Мои отношения с идейным атеизмом всегда сводились к идее о том, что это тоже одна из форм религии, просто сравнительно новая, неустоявшаяся в богословском («безбожнословском») фундаменте и потому довольно мутная. Окончательно эту позицию застолбил лосевской «Диалектикой мифа», в которой эта версия получает серьезное обоснование. Собственно, иудаизм довольно близок к атеизму в том смысле, что иудейского Бога, до некоторой степени, тоже «нет». Тем и интересен, по большому счету.
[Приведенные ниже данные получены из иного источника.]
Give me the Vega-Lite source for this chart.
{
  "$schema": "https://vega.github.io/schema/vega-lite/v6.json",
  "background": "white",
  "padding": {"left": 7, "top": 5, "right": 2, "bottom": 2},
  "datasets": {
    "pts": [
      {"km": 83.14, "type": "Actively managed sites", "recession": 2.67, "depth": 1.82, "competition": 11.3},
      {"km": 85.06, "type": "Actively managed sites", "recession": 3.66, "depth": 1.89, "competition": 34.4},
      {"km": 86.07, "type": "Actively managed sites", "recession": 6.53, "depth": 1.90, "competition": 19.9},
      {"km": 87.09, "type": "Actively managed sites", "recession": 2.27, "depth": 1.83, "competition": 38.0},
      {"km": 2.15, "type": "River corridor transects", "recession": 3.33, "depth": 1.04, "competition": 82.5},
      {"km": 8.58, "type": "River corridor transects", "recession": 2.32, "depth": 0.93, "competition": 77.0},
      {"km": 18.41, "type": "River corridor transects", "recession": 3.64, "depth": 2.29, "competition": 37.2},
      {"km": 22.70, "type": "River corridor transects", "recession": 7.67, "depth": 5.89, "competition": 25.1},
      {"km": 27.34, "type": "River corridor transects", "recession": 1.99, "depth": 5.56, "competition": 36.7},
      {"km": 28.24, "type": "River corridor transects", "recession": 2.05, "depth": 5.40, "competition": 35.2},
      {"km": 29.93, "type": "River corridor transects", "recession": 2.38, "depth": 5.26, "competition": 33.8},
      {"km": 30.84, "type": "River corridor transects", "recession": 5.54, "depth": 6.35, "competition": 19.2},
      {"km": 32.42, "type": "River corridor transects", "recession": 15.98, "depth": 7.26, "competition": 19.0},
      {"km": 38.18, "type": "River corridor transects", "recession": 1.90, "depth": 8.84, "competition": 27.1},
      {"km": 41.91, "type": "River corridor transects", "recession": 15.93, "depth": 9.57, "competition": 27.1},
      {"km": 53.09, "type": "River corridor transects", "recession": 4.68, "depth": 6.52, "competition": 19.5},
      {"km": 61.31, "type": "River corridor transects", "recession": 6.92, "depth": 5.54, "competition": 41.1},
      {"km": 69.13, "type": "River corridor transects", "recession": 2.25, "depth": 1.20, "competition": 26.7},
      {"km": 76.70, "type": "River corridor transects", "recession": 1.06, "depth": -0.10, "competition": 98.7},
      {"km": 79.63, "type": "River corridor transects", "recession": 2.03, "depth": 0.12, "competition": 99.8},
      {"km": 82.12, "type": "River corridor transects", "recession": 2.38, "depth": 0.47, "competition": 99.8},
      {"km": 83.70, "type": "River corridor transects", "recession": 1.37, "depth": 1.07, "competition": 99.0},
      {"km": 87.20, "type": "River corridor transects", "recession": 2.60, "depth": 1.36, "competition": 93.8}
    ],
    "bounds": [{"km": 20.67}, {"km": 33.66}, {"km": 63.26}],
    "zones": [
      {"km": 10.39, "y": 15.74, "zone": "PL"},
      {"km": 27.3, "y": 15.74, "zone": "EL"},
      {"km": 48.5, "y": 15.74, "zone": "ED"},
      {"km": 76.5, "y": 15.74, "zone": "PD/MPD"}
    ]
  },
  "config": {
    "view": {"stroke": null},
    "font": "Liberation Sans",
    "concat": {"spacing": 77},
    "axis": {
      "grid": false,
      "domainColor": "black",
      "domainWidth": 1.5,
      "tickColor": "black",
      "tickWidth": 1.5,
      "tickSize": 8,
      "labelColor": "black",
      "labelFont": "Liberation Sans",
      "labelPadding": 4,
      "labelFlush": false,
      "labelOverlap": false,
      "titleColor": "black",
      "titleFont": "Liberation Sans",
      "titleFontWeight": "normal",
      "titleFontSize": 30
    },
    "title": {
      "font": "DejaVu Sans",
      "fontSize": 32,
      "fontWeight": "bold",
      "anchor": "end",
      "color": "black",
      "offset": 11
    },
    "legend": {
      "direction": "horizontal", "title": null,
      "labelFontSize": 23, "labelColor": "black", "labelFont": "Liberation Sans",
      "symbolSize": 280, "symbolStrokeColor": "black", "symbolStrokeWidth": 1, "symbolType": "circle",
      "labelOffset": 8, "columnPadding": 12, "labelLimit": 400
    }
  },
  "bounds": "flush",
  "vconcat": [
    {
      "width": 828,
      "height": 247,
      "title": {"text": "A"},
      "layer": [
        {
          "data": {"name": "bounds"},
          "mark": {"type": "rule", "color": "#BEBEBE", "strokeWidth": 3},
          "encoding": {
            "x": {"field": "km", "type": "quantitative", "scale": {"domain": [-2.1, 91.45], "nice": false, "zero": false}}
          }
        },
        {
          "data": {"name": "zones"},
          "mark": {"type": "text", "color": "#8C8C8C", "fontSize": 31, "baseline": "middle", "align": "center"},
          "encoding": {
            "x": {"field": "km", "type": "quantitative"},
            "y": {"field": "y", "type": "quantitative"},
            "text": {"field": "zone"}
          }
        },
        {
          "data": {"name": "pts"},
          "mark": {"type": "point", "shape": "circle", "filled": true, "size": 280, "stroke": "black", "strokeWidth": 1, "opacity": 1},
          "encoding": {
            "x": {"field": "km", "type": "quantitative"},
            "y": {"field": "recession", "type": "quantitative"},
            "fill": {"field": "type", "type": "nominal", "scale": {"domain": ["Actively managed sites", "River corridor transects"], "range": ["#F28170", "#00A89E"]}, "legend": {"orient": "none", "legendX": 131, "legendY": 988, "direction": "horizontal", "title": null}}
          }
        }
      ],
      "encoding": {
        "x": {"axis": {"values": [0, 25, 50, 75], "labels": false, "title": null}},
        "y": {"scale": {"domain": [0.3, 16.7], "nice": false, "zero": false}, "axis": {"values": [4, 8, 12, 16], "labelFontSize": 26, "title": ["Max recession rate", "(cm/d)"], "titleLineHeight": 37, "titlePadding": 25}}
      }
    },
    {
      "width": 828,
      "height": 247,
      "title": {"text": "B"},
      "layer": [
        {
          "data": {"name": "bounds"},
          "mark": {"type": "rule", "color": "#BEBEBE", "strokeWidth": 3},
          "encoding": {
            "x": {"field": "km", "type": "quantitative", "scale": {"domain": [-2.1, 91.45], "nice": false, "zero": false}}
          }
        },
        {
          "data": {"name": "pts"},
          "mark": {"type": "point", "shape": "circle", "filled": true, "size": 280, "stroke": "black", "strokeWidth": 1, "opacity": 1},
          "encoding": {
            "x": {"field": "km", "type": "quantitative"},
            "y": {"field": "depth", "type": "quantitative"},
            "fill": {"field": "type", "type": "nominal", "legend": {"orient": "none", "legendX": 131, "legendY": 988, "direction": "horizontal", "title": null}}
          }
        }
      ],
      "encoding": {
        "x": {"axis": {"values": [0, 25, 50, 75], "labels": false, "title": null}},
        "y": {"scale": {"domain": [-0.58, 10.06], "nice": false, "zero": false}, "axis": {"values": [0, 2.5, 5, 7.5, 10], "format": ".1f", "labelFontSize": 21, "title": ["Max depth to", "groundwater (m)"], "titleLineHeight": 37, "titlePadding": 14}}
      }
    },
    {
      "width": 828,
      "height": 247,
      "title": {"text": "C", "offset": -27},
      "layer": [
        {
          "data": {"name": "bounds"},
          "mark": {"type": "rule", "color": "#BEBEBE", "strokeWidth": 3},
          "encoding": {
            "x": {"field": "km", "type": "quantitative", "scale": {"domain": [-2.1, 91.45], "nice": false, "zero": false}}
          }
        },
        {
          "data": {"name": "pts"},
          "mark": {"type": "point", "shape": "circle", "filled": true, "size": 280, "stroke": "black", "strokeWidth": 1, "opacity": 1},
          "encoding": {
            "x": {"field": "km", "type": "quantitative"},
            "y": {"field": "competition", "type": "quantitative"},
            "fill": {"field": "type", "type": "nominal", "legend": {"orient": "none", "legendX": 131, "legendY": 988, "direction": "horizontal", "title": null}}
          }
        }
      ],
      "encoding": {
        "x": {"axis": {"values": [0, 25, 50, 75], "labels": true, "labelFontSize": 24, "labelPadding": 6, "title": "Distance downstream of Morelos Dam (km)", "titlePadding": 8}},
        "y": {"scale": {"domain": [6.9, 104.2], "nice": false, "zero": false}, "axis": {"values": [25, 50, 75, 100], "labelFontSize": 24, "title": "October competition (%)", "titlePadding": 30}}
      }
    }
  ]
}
В рамках такого мировоззрения я скептически отношусь как ко внеконфессиональной религиозности («у меня бог в душе, а попы воруют только»), так и к однозначному конфессиональному самоопределению («наша вера истинная, а все остальные — схизматики, безбожники или жертвы опиума для народа»). Истинность или неистинность веры понятна не по выбору конфессии, а по тому, приходит ли вместе с ней та духовная сила, посредством которой только и можно преодолевать своё «внутреннее животное». Но было бы ошибкой сводить веру к «духовной практике» и «самосовершенствованию» — для этого достаточно всевозможной йоги, которая не требует громоздить сложную религиозную картину мира. Нет, вера — это когда кроме тебя и твоих бесчисленных внутренних тараканов есть еще тот самый Другой, к которому ты ищешь пути.

В этом смысле глубинным антонимом веры выступает солипсизм — та самая сартровская «заброшенность», которая в двух словах сводится к тому, что, кроме тебя, в этом мире вообще никого не существует, а если и существует, ты об этом никогда не сможешь по-настоящему узнать. Этот солипсизм сам по себе чудесен и комфортен, но есть одна загвоздка — в его системе личная смерть становится полной и окончательной катастрофой, Концом Света. Поэтому он нуждается в сложных психотехниках вытеснения, забвения «памяти смертной», жестком табу на эту тему. Именно поэтому «не бывает атеистов в окопах под огнем» — речь, конечно же, не об атеистах, а о «неверных», как сказал бы Пророк. Как не бывает и не может быть смерти или даже старости в глянцевых журналах, этих молитвенниках солипсистской антирелигии.

Вспоминаю анекдот о том, как две модели — мальчик и девочка — случайно, то ли на спор, то ли по ошибке — друг на друге поженились. Пришли домой из загса, легли на кровать, раскинули руки, лежат так полчаса… потом мальчик, не выдержав, поворачивает голову к девочке: «ну в конце концов, нас сегодня кто-нибудь трахать-то будет?» Собственно, это и есть апофеоз «заброшенности», в натуральную величину.